In their statement, the group write that the appropriations package for the 2020 fiscal year “states that ICE must limit the detention of transgender people to facilities subject to a contract formally modified in accordance to a 2015 ICE memo which sets out basic minimums of care for transgender people.” ICE’s failure to ensure these standards continues to leave transgender people in prolonged detention and ongoing risk, when many could be released to loved ones or community sponsors because asylum-seekers don’t have to be locked up in the first place.
“Kelly Gonzalez Aguilar is a transgender asylum seeker who has been in ICE custody for more than two years despite her clear eligibility for release on parole,” the letter continues. “Because of her gender identity, Kelly has experienced violence and hatred since she was a child in Honduras. Her experience in ICE custody is a continuation of the trauma she fled when she sought refuge in the United States.”
She’s currently being detained at Cibola Correctional Center in New Mexico, the same facility where another transgender asylum-seeker, Roxsana Hernández, was jailed before her death in May 2018. ICE officials were instructed to preserve surveillance footage that should have showed the final days of her life, but deleted it anyway. “The American people deserve answers for what happened to Ms.

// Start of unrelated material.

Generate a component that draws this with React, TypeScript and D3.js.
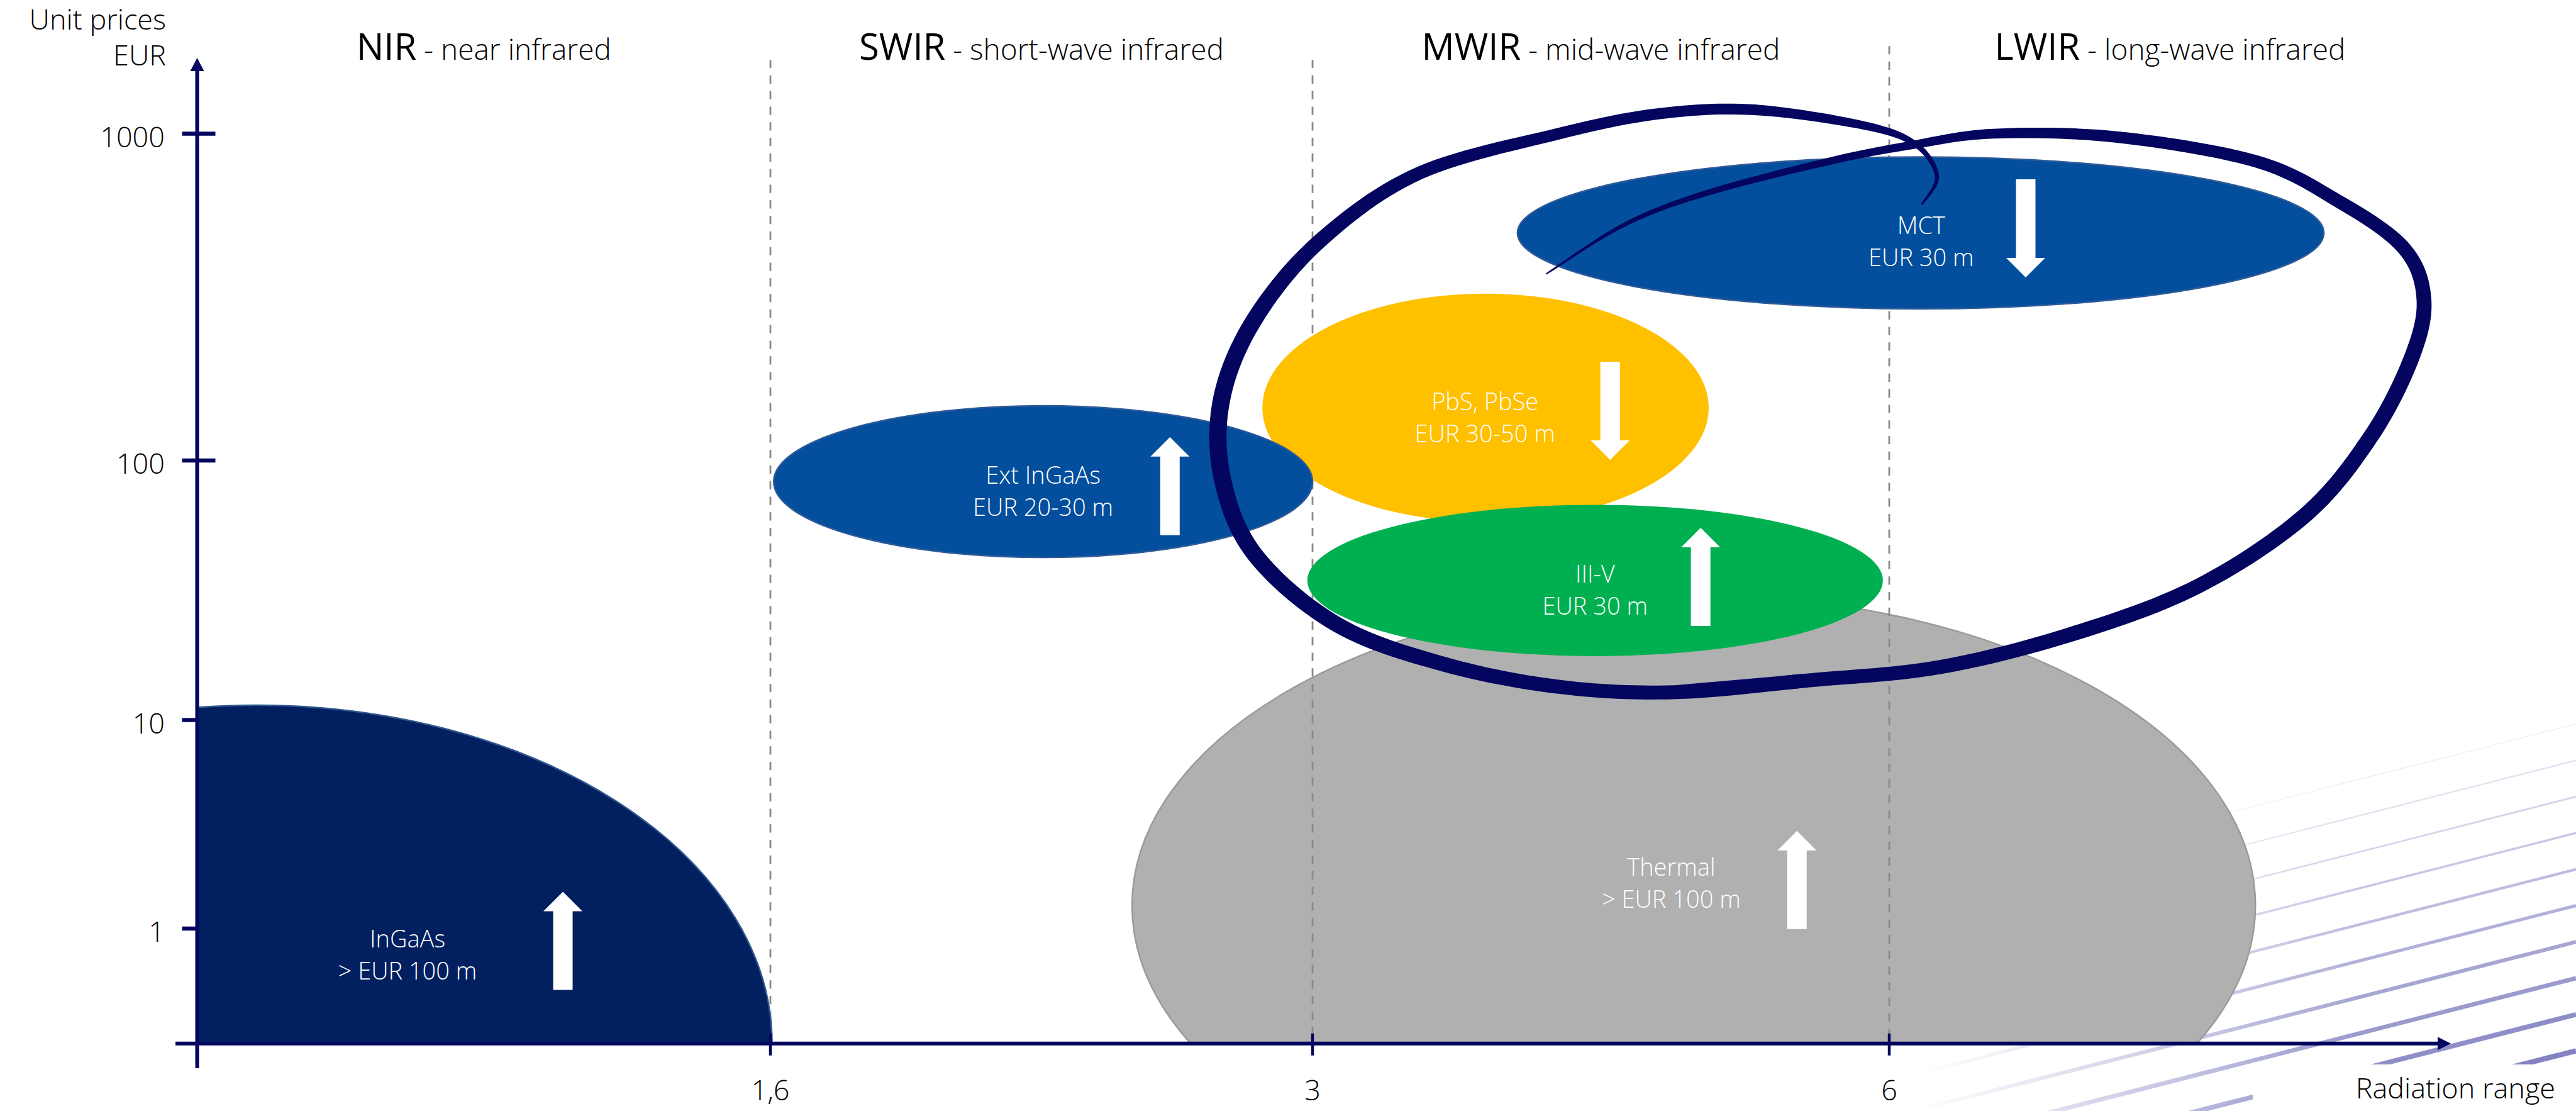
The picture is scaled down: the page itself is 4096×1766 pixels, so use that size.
import React, { useEffect } from "react";
import * as d3 from "d3";

const W = 4096;
const H = 1766;

// radiation axis: band edges (1,6 / 3 / 6 µm) are evenly spaced on the axis
const bandEdges = [0, 1, 2, 3, 4];
const xTickBands = [1, 2, 3];
const xTickLabels = ["1,6", "3", "6"];
const bandCodes = ["NIR", "SWIR", "MWIR", "LWIR"];
const bandNames = ["near infrared", "short-wave infrared", "mid-wave infrared", "long-wave infrared"];

// unit prices axis (EUR), drawn with uneven decades
const priceBreaks = [0.3, 1, 10, 100, 1000];
const priceTicks = [1, 10, 100, 1000];

// technologies: centre (band, price), right edge (band), top (price)
const techNames = ["Thermal", "InGaAs", "PbS, PbSe", "Ext InGaAs", "III-V", "MCT"];
const techCx = [2.661, 0.103, 2.3, 1.503, 2.49, 3.056];
const techCy = [1.29, 0.3, 145, 82.9, 34.5, 497];
const techXEdge = [3.652, 1.003, 2.687, 2.0, 2.989, 3.774];
const techYTop = [30.3, 11.4, 324, 147, 67.5, 849];
const techMarket = ["> EUR 100 m", "> EUR 100 m", "EUR 30-50 m", "EUR 20-30 m", "EUR 30 m", "EUR 30 m"];
const techTrend = ["up", "up", "down", "up", "up", "down"];
const labelBand = [2.622, 0.367, 2.299, 1.503, 2.49, 3.057];
const labelPrice = [1.65, 0.756, 135, 75.9, 31.6, 467];
const arrowBand = [2.84, 0.638, 2.516, 1.737, 2.673, 3.243];
const arrowPrice = [1.71, 0.88, 142, 79.6, 35.6, 513];
const techFill = ["#b0b0b0", "#022060", "#ffc000", "#034f9d", "#00b050", "#034f9d"];
const techStroke = ["#9a9a9a", "#2f568f", "none", "#2f5a98", "none", "#2f5a98"];

// hand-drawn ring around the MWIR/LWIR group: [band, price, width]
const ringA = [
  [3.058, 607, 1.2], [3.085, 740, 2.5], [3.047, 927, 3.5], [2.957, 1059, 5],
  [2.766, 1183, 6.5], [2.601, 1151, 6.8], [2.427, 1000, 7], [2.185, 757, 8],
  [2.014, 472, 9], [1.894, 272, 10], [1.833, 156, 10.5], [1.833, 86.5, 10.5],
  [1.894, 43.3, 10], [2.043, 23.3, 9.5], [2.228, 16.4, 9], [2.43, 13.4, 8.5],
  [2.63, 12.8, 8.5], [2.858, 14.2, 8.5],
];
const ringB = [
  [2.63, 12.8, 8.5], [2.858, 14.2, 8.5], [3.091, 16.0, 8.5], [3.33, 21.6, 9],
  [3.55, 32.8, 9], [3.74, 61.4, 9.5], [3.857, 118, 9.5], [3.93, 206, 9.5],
  [3.952, 313, 9], [3.915, 449, 8.5], [3.798, 624, 8], [3.652, 824, 7.5],
  [3.404, 977, 7], [3.186, 1000, 6], [3.039, 922, 5], [2.897, 824, 4.5],
  [2.684, 659, 3.5], [2.541, 527, 2.5], [2.405, 372, 0.8],
];

const font = "'Open Sans', 'Noto Sans', sans-serif";
const navy = "#03055e";

function brush(pts: number[][]) {
  // catmull-rom centre line, offset by a varying half width
  const s: number[][] = [];
  const n = pts.length;
  const steps = 14;
  for (let i = 0; i < n - 1; i++) {
    const p0 = pts[Math.max(i - 1, 0)], p1 = pts[i], p2 = pts[i + 1], p3 = pts[Math.min(i + 2, n - 1)];
    for (let k = 0; k < steps; k++) {
      const t = k / steps, t2 = t * t, t3 = t2 * t;
      const f = (a: number, b: number, c: number, d: number) =>
        0.5 * (2 * b + (-a + c) * t + (2 * a - 5 * b + 4 * c - d) * t2 + (-a + 3 * b - 3 * c + d) * t3);
      s.push([f(p0[0], p1[0], p2[0], p3[0]), f(p0[1], p1[1], p2[1], p3[1]), p1[2] + (p2[2] - p1[2]) * t]);
    }
  }
  s.push(pts[n - 1]);
  const left: string[] = [];
  const right: string[] = [];
  s.forEach((p, i) => {
    const a = s[Math.max(i - 1, 0)], b = s[Math.min(i + 1, s.length - 1)];
    let tx = b[0] - a[0], ty = b[1] - a[1];
    const len = Math.hypot(tx, ty) || 1;
    tx /= len; ty /= len;
    const h = p[2] / 2;
    left.push(`${p[0] - ty * h},${p[1] + tx * h}`);
    right.push(`${p[0] + ty * h},${p[1] - tx * h}`);
  });
  return "M" + left.join("L") + "L" + right.reverse().join("L") + "Z";
}

export default function App() {
  useEffect(() => {
    document.body.style.margin = "0";
  }, []);

  const x = d3.scaleLinear().domain(bandEdges).range([313.5, 1225, 2087, 3004, 3897]);
  const y = d3.scaleLog().domain(priceBreaks).range([1658.7, 1476, 1144.5, 732, 212.5]);
  const x0 = x(0);
  const y0 = y(0.3);
  const k = 2.612; // reference-shrunk px to output px, for stroke widths

  const arrowLen = 156, shaftW = 31, headW = 62, headL = 31;
  const arrowPts = (dir: string) => {
    const s = dir === "up" ? 1 : -1;
    const t = -s * arrowLen / 2, b = s * arrowLen / 2, hb = t + s * headL;
    return [
      [0, t], [headW / 2, hb], [shaftW / 2, hb], [shaftW / 2, b],
      [-shaftW / 2, b], [-shaftW / 2, hb], [-headW / 2, hb],
    ].map((p) => p.join(",")).join(" ");
  };

  const toPx = (r: number[][]) => r.map((p) => [x(p[0]), y(p[1]), p[2] * k]);

  const stripes = d3.range(16).map((i) => {
    const yr = 1151 + 57.7 * i;
    return { x1: 2950, y1: yr + 0.255 * (W - 2950), x2: W, y2: yr, w: 1.2 + 0.8 * i, o: Math.min(0.95, 0.14 + 0.08 * i) };
  });

  const techOrder = [0, -1, 1, 2, 3, 4, 5]; // -1 = dashed band edges

  return (
    <svg width={W} height={H} style={{ position: "absolute", left: 0, top: 0, background: "#fff" }} fontFamily={font}>
      <defs>
        <clipPath id="plot">
          <rect x={x0} y={0} width={W} height={y0} />
        </clipPath>
        <linearGradient id="fadeGrad" gradientUnits="userSpaceOnUse" x1={3050} y1={0} x2={3750} y2={0}>
          <stop offset="0" stopColor="#000" />
          <stop offset="1" stopColor="#fff" />
        </linearGradient>
        <mask id="fade">
          <rect x={2800} y={900} width={1400} height={900} fill="url(#fadeGrad)" />
        </mask>
      </defs>

      {/* background stripes */}
      <g mask="url(#fade)">
        {stripes.map((s, i) => (
          <line key={i} x1={s.x1} y1={s.y1} x2={s.x2} y2={s.y2} stroke="#6f6fb8" strokeOpacity={s.o} strokeWidth={s.w} />
        ))}
      </g>
      <rect x={3582} y={1692} width={W - 3582} height={H - 1692} fill="#fff" />

      {techOrder.map((t) => {
        if (t === -1) {
          return (
            <g key="edges">
              {xTickBands.map((b) => (
                <line key={b} x1={x(b)} x2={x(b)} y1={b === 3 ? 73 : 95} y2={y0} stroke="#8a8a8a" strokeWidth={2.8} strokeDasharray="13.3 11.5" />
              ))}
            </g>
          );
        }
        const cx = x(techCx[t]);
        const cy = y(techCy[t]);
        const rx = x(techXEdge[t]) - cx;
        const ry = cy - y(techYTop[t]);
        const lx = x(labelBand[t]);
        const ly = y(labelPrice[t]);
        return (
          <g key={t}>
            <ellipse
              cx={cx} cy={cy} rx={rx} ry={ry}
              fill={techFill[t]} stroke={techStroke[t]} strokeWidth={techStroke[t] === "none" ? 0 : 2.5}
              clipPath="url(#plot)"
            />
            <polygon points={arrowPts(techTrend[t])} transform={`translate(${x(arrowBand[t])},${y(arrowPrice[t])})`} fill="#fff" />
            <text x={lx} y={ly - 12} textAnchor="middle" fill="#fff" fontSize={38} fontWeight={300}>{techNames[t]}</text>
            <text x={lx} y={ly + 39} textAnchor="middle" fill="#fff" fontSize={38} fontWeight={300}>{techMarket[t]}</text>
          </g>
        );
      })}

      {/* band titles */}
      {bandCodes.map((c, i) => (
        <text key={c} x={x(i + 0.5)} y={95} textAnchor="middle" fill="#000" fontWeight={300}>
          <tspan fontSize={58} fontWeight={400}>{c}</tspan>
          <tspan fontSize={46}>{" - " + bandNames[i]}</tspan>
        </text>
      ))}

      {/* axes */}
      <line x1={x0} x2={x0} y1={110} y2={1698} stroke={navy} strokeWidth={6} />
      <polygon points={`${x0},92 ${x0 + 11},113 ${x0 - 11},113`} fill={navy} />
      <line x1={279} x2={x(4) - 19} y1={y0} y2={y0} stroke={navy} strokeWidth={6} />
      <polygon points={`${x(4)},${y0} ${x(4) - 21},${y0 - 10.5} ${x(4) - 21},${y0 + 10.5}`} fill={navy} />
      {priceTicks.map((p) => (
        <g key={p}>
          <line x1={x0 - 24} x2={x0 + (p >= 100 ? 29 : 0)} y1={y(p)} y2={y(p)} stroke={navy} strokeWidth={6.5} />
          <text x={262} y={y(p) + 21} textAnchor="end" fontSize={45} fontWeight={300} fill="#000">{p}</text>
        </g>
      ))}
      {xTickBands.map((b, i) => (
        <g key={b}>
          <line x1={x(b)} x2={x(b)} y1={y0 - 16} y2={y0 + 19} stroke={navy} strokeWidth={4.5} />
          <text x={x(b)} y={1749} textAnchor="middle" fontSize={45} fontWeight={300} fill="#000">{xTickLabels[i]}</text>
        </g>
      ))}
      <text x={264} y={47} textAnchor="end" fontSize={45} fontWeight={300} fill="#000">Unit prices</text>
      <text x={264} y={104} textAnchor="end" fontSize={45} fontWeight={300} fill="#000">EUR</text>
      <text x={4063} y={1746} textAnchor="end" fontSize={45} fontWeight={300} fill="#000">Radiation range</text>

      {/* ring */}
      <path d={brush(toPx(ringA))} fill={navy} />
      <path d={brush(toPx(ringB))} fill={navy} />
    </svg>
  );
}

Hernandez,” U.S. Senators Richard Blumenthal and Kamala Harris said in requesting a Justice Department investigation, “and members of Congress have sought those answers.“
The letter from the nearly 100 groups follows one sent from dozens of House Democrats earlier this month, which also cited ICE’s ongoing failure to comply with the congressional directive. “Each day that ICE continues to detain transgender people,” they wrote, “is a day that the health and well-being of those individuals is at risk.” Last fall, over a dozen groups called for the release of LGBTQ people and people living with HIV from detention, saying “The widespread abuse and mistreatment of LGBTQ, PLWHIV individuals in ICE custody is well documented.”
Transgender detainees must be freed before yet another preventable tragedy, like the death of Roxsana Hernández, occurs. “ICE is not meeting even its own standards for the care and safety of transgender people in its custody,” NIJC senior attorney Tania Linares Garcia said in a statement. “Protracted detention and cruel practices like solitary confinement and inadequate medical care are particularly widespread among trans detained communities and can have permanent mental and physical consequences, particularly on people who have experienced emotional and physical trauma prior to detention.”